REQUIRED WORK:
Repeat the lines that follow, leaving nothing out.

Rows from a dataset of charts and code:
=====

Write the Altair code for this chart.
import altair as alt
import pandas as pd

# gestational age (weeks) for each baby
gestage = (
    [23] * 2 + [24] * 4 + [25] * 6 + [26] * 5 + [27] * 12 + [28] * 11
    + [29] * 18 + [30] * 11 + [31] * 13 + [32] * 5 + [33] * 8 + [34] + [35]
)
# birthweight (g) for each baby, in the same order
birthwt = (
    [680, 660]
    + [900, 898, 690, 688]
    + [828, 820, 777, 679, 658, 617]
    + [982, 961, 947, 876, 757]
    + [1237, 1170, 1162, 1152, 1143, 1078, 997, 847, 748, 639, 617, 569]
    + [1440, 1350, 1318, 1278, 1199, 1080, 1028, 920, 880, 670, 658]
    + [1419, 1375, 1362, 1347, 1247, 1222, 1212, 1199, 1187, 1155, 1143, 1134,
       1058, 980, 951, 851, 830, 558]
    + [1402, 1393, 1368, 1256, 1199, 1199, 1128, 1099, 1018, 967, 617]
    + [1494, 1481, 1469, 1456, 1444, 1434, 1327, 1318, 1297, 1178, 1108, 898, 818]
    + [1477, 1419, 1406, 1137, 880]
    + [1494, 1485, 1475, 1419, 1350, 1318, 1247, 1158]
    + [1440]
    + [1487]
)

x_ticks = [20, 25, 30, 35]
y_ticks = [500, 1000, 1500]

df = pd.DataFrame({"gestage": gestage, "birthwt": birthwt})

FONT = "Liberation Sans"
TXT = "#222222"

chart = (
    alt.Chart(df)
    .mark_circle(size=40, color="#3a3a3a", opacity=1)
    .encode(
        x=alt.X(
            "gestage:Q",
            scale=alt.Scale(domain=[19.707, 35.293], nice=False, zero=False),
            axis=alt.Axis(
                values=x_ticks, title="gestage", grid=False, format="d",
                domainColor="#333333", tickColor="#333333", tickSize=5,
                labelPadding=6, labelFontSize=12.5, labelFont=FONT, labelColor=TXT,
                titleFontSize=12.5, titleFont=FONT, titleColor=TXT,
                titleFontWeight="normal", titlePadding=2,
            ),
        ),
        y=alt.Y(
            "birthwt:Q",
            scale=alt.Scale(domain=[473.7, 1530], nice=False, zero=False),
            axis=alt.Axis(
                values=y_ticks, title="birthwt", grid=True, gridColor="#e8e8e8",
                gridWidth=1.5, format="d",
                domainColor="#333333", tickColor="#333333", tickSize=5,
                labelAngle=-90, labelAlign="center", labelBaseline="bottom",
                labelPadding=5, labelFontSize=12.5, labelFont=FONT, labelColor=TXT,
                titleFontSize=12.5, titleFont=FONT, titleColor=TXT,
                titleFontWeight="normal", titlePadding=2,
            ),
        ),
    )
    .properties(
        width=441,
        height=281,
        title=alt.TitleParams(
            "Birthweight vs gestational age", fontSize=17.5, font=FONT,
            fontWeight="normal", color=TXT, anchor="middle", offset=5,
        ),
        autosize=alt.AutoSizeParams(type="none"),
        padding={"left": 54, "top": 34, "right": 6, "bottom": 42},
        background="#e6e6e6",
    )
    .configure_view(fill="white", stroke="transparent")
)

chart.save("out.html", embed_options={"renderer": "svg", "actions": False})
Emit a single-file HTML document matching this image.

=====

OUTPUT FOR THIS TASK:
Write the Altair code for this chart.
import altair as alt
import pandas as pd

# gestational age (weeks) for each baby
gestage = (
    [23] * 2 + [24] * 4 + [25] * 6 + [26] * 5 + [27] * 12 + [28] * 11
    + [29] * 18 + [30] * 11 + [31] * 13 + [32] * 5 + [33] * 8 + [34] + [35]
)
# birthweight (g) for each baby, in the same order
birthwt = (
    [680, 660]
    + [900, 898, 690, 688]
    + [828, 820, 777, 679, 658, 617]
    + [982, 961, 947, 876, 757]
    + [1237, 1170, 1162, 1152, 1143, 1078, 997, 847, 748, 639, 617, 569]
    + [1440, 1350, 1318, 1278, 1199, 1080, 1028, 920, 880, 670, 658]
    + [1419, 1375, 1362, 1347, 1247, 1222, 1212, 1199, 1187, 1155, 1143, 1134,
       1058, 980, 951, 851, 830, 558]
    + [1402, 1393, 1368, 1256, 1199, 1199, 1128, 1099, 1018, 967, 617]
    + [1494, 1481, 1469, 1456, 1444, 1434, 1327, 1318, 1297, 1178, 1108, 898, 818]
    + [1477, 1419, 1406, 1137, 880]
    + [1494, 1485, 1475, 1419, 1350, 1318, 1247, 1158]
    + [1440]
    + [1487]
)

x_ticks = [20, 25, 30, 35]
y_ticks = [500, 1000, 1500]

df = pd.DataFrame({"gestage": gestage, "birthwt": birthwt})

FONT = "Liberation Sans"
TXT = "#222222"

chart = (
    alt.Chart(df)
    .mark_circle(size=40, color="#3a3a3a", opacity=1)
    .encode(
        x=alt.X(
            "gestage:Q",
            scale=alt.Scale(domain=[19.707, 35.293], nice=False, zero=False),
            axis=alt.Axis(
                values=x_ticks, title="gestage", grid=False, format="d",
                domainColor="#333333", tickColor="#333333", tickSize=5,
                labelPadding=6, labelFontSize=12.5, labelFont=FONT, labelColor=TXT,
                titleFontSize=12.5, titleFont=FONT, titleColor=TXT,
                titleFontWeight="normal", titlePadding=2,
            ),
        ),
        y=alt.Y(
            "birthwt:Q",
            scale=alt.Scale(domain=[473.7, 1530], nice=False, zero=False),
            axis=alt.Axis(
                values=y_ticks, title="birthwt", grid=True, gridColor="#e8e8e8",
                gridWidth=1.5, format="d",
                domainColor="#333333", tickColor="#333333", tickSize=5,
                labelAngle=-90, labelAlign="center", labelBaseline="bottom",
                labelPadding=5, labelFontSize=12.5, labelFont=FONT, labelColor=TXT,
                titleFontSize=12.5, titleFont=FONT, titleColor=TXT,
                titleFontWeight="normal", titlePadding=2,
            ),
        ),
    )
    .properties(
        width=441,
        height=281,
        title=alt.TitleParams(
            "Birthweight vs gestational age", fontSize=17.5, font=FONT,
            fontWeight="normal", color=TXT, anchor="middle", offset=5,
        ),
        autosize=alt.AutoSizeParams(type="none"),
        padding={"left": 54, "top": 34, "right": 6, "bottom": 42},
        background="#e6e6e6",
    )
    .configure_view(fill="white", stroke="transparent")
)

chart.save("out.html", embed_options={"renderer": "svg", "actions": False})
Emit a single-file HTML document matching this image.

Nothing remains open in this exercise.